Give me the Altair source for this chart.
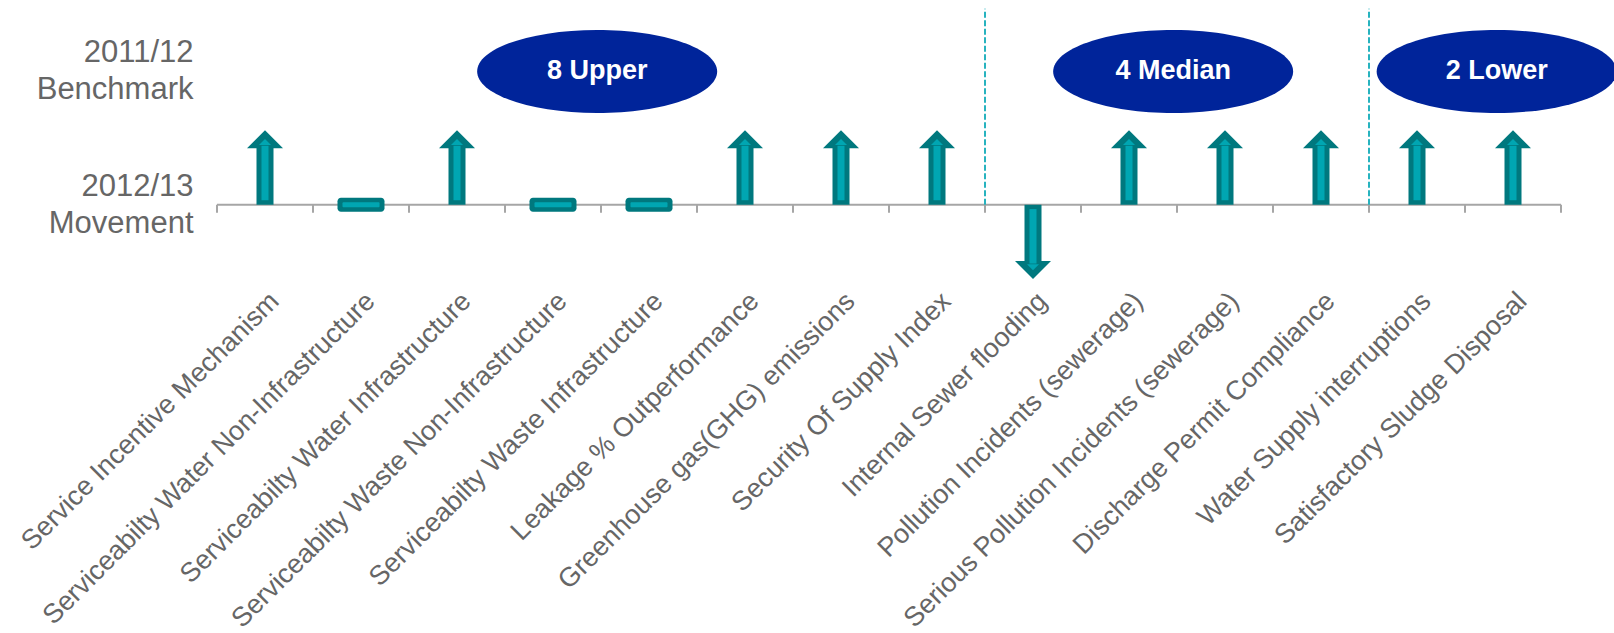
import json
import altair as alt
import pandas as pd

# ---------------- data ----------------
categories = [
    "Service Incentive Mechanism",
    "Serviceabilty Water Non-Infrastructure",
    "Serviceabilty Water Infrastructure",
    "Serviceabilty Waste Non-Infrastructure",
    "Serviceabilty Waste Infrastructure",
    "Leakage % Outperformance",
    "Greenhouse gas(GHG) emissions",
    "Security Of Supply Index",
    "Internal Sewer flooding",
    "Pollution Incidents (sewerage)",
    "Serious Pollution Incidents (sewerage)",
    "Discharge Permit Compliance",
    "Water Supply interruptions",
    "Satisfactory Sludge Disposal",
]
# +1 improved, 0 unchanged, -1 worse
movement = [1, 0, 1, 0, 0, 1, 1, 1, -1, 1, 1, 1, 1, 1]

group_labels = ["8 Upper", "4 Median", "2 Lower"]
group_sizes = [8, 4, 2]
group_label_pos = [3.96, 9.96, 13.33]   # ellipse centres along the category axis

row_values = [0.0, 1.81]
row_labels = [["2012/13", "Movement"], ["2011/12", "Benchmark"]]

# ---------------- styles ----------------
DARK = "#00787E"
LIGHT = "#00A6B2"
NAVY = "#00249A"
GREY_TXT = "#666666"
AXIS_GREY = "#A6A6A6"
DIVIDER = "#27B3BF"
FONT = "Liberation Sans"

W, H = 1354, 293
Y_DOMAIN = [-1.2, 2.78]
n = len(categories)

main = pd.DataFrame({
    "cat": categories,
    "pos": [i + 0.5 for i in range(n)],
    "move": movement,
})
groups = pd.DataFrame({"label": group_labels, "pos": group_label_pos, "row": [row_values[1]] * 3})
bounds = []
acc = 0
for s in group_sizes[:-1]:
    acc += s
    bounds.append(acc)
dividers = pd.DataFrame({"x": bounds, "y0": [0.0] * len(bounds), "y1": [2.66] * len(bounds)})
domain_line = pd.DataFrame({"x0": [0], "x1": [n], "y": [0.0]})
ticks = pd.DataFrame({"x": list(range(n + 1)), "y0": [0.0] * (n + 1), "y1": [-0.11] * (n + 1)})

xscale = alt.Scale(domain=[0, n], nice=False, zero=False)
yscale = alt.Scale(domain=Y_DOMAIN, nice=False, zero=False)

label_expr = json.dumps(categories) + "[floor(datum.value)]"
xaxis = alt.Axis(
    values=[i + 0.5 for i in range(n)], labelExpr=label_expr, labelAngle=-45,
    labelAlign="right", labelBaseline="top", labelFontSize=27, labelFont=FONT,
    labelColor=GREY_TXT, labelPadding=-5.5, labelOverlap=False, labelFlush=False,
    labelBound=False, domain=False, ticks=False, grid=False, title=None, labelLimit=0,
)
yaxis = alt.Axis(
    values=row_values,
    labelExpr="datum.value < 1 ? " + json.dumps(row_labels[0]) + " : " + json.dumps(row_labels[1]),
    labelFontSize=31, labelFont=FONT, labelColor=GREY_TXT, labelLineHeight=37,
    labelPadding=19, labelBaseline="middle", labelOffset=-18.5, domain=False, ticks=False,
    grid=False, title=None, labelLimit=0,
)

base = alt.Chart(main)

# axis line and ticks
dom = alt.Chart(domain_line).mark_rule(color=AXIS_GREY, strokeWidth=2).encode(
    x=alt.X("x0:Q", scale=xscale, axis=xaxis), x2="x1:Q",
    y=alt.Y("y:Q", scale=yscale, axis=yaxis))
tck = alt.Chart(ticks).mark_rule(color=AXIS_GREY, strokeWidth=2).encode(
    x=alt.X("x:Q", scale=xscale), y=alt.Y("y0:Q", scale=yscale), y2="y1:Q")
div = alt.Chart(dividers).mark_rule(color=DIVIDER, strokeWidth=2, strokeDash=[6, 2.5]).encode(
    x=alt.X("x:Q", scale=xscale), y=alt.Y("y0:Q", scale=yscale), y2="y1:Q")

arrows = base.transform_filter("datum.move != 0").transform_calculate(
    s0="0", s1="datum.move*0.77", i0="datum.move*0.06", i1="datum.move*0.80",
    hy="datum.move*0.887", ty="datum.move*0.85",
    dir="datum.move > 0 ? 'up' : 'down'")

head_shape = alt.Shape("dir:N", legend=None, scale=alt.Scale(
    domain=["up", "down"],
    range=["M -1 0.5 L 0 -0.5 L 1 0.5 Z", "M -1 -0.5 L 0 0.5 L 1 -0.5 Z"]))
tip_shape = alt.Shape("dir:N", legend=None, scale=alt.Scale(
    domain=["up", "down"],
    range=["M -1 0.8 L 0 -0.8 L 1 0.8 Z", "M -1 -0.8 L 0 0.8 L 1 -0.8 Z"]))

shaft = arrows.mark_bar(size=17, color=DARK).encode(
    x=alt.X("pos:Q", scale=xscale), y=alt.Y("s0:Q", scale=yscale), y2="s1:Q")
head = arrows.mark_point(filled=True, opacity=1, size=1296, color=DARK, strokeWidth=0).encode(
    x=alt.X("pos:Q", scale=xscale), y=alt.Y("hy:Q", scale=yscale), shape=head_shape)
inner = arrows.mark_bar(size=7, color=LIGHT).encode(
    x=alt.X("pos:Q", scale=xscale), y=alt.Y("i0:Q", scale=yscale), y2="i1:Q")
tip = arrows.mark_point(filled=True, opacity=1, size=144, color=LIGHT, strokeWidth=0).encode(
    x=alt.X("pos:Q", scale=xscale), y=alt.Y("ty:Q", scale=yscale), shape=tip_shape)

flats = base.transform_filter("datum.move == 0").transform_calculate(
    o0="-0.095", o1="0.095", n0="-0.034", n1="0.034")
flat_outer = flats.mark_bar(size=47, color=DARK, cornerRadius=3.5).encode(
    x=alt.X("pos:Q", scale=xscale), y=alt.Y("o0:Q", scale=yscale), y2="o1:Q")
flat_inner = flats.mark_bar(size=37, color=LIGHT, cornerRadius=1).encode(
    x=alt.X("pos:Q", scale=xscale), y=alt.Y("n0:Q", scale=yscale), y2="n1:Q")

ELLIPSE = "M -1 0 A 1 0.346 0 1 1 1 0 A 1 0.346 0 1 1 -1 0 Z"
ell = alt.Chart(groups).mark_point(shape=ELLIPSE, filled=True, opacity=1, size=57600,
                                   color=NAVY, strokeWidth=0).encode(
    x=alt.X("pos:Q", scale=xscale), y=alt.Y("row:Q", scale=yscale))
ell_txt = alt.Chart(groups).mark_text(color="white", fontSize=27, fontWeight="bold", font=FONT,
                                      baseline="middle", align="center").encode(
    x=alt.X("pos:Q", scale=xscale), y=alt.Y("row:Q", scale=yscale), text="label:N")

chart = alt.layer(
    dom, tck, div, shaft, head, inner, tip, flat_outer, flat_inner, ell, ell_txt
).properties(
    width=W, height=H,
    autosize=alt.AutoSizeParams(type="none"),
    padding={"left": 212, "top": 0, "right": 1614 - 212 - W, "bottom": 633 - H},
    background="white",
).configure_view(stroke=None)

chart.save("out.html", embed_options={"renderer": "svg", "actions": False})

Problem to work on - Take the lines from the start of the material to the line with "yscale = alt.Scale(domain=Y_DOMAIN, nice=False, zero=False)", both included, and transcribe them exactly without the pictures.

Final result -
Give me the Altair source for this chart.
import json
import altair as alt
import pandas as pd

# ---------------- data ----------------
categories = [
    "Service Incentive Mechanism",
    "Serviceabilty Water Non-Infrastructure",
    "Serviceabilty Water Infrastructure",
    "Serviceabilty Waste Non-Infrastructure",
    "Serviceabilty Waste Infrastructure",
    "Leakage % Outperformance",
    "Greenhouse gas(GHG) emissions",
    "Security Of Supply Index",
    "Internal Sewer flooding",
    "Pollution Incidents (sewerage)",
    "Serious Pollution Incidents (sewerage)",
    "Discharge Permit Compliance",
    "Water Supply interruptions",
    "Satisfactory Sludge Disposal",
]
# +1 improved, 0 unchanged, -1 worse
movement = [1, 0, 1, 0, 0, 1, 1, 1, -1, 1, 1, 1, 1, 1]

group_labels = ["8 Upper", "4 Median", "2 Lower"]
group_sizes = [8, 4, 2]
group_label_pos = [3.96, 9.96, 13.33]   # ellipse centres along the category axis

row_values = [0.0, 1.81]
row_labels = [["2012/13", "Movement"], ["2011/12", "Benchmark"]]

# ---------------- styles ----------------
DARK = "#00787E"
LIGHT = "#00A6B2"
NAVY = "#00249A"
GREY_TXT = "#666666"
AXIS_GREY = "#A6A6A6"
DIVIDER = "#27B3BF"
FONT = "Liberation Sans"

W, H = 1354, 293
Y_DOMAIN = [-1.2, 2.78]
n = len(categories)

main = pd.DataFrame({
    "cat": categories,
    "pos": [i + 0.5 for i in range(n)],
    "move": movement,
})
groups = pd.DataFrame({"label": group_labels, "pos": group_label_pos, "row": [row_values[1]] * 3})
bounds = []
acc = 0
for s in group_sizes[:-1]:
    acc += s
    bounds.append(acc)
dividers = pd.DataFrame({"x": bounds, "y0": [0.0] * len(bounds), "y1": [2.66] * len(bounds)})
domain_line = pd.DataFrame({"x0": [0], "x1": [n], "y": [0.0]})
ticks = pd.DataFrame({"x": list(range(n + 1)), "y0": [0.0] * (n + 1), "y1": [-0.11] * (n + 1)})

xscale = alt.Scale(domain=[0, n], nice=False, zero=False)
yscale = alt.Scale(domain=Y_DOMAIN, nice=False, zero=False)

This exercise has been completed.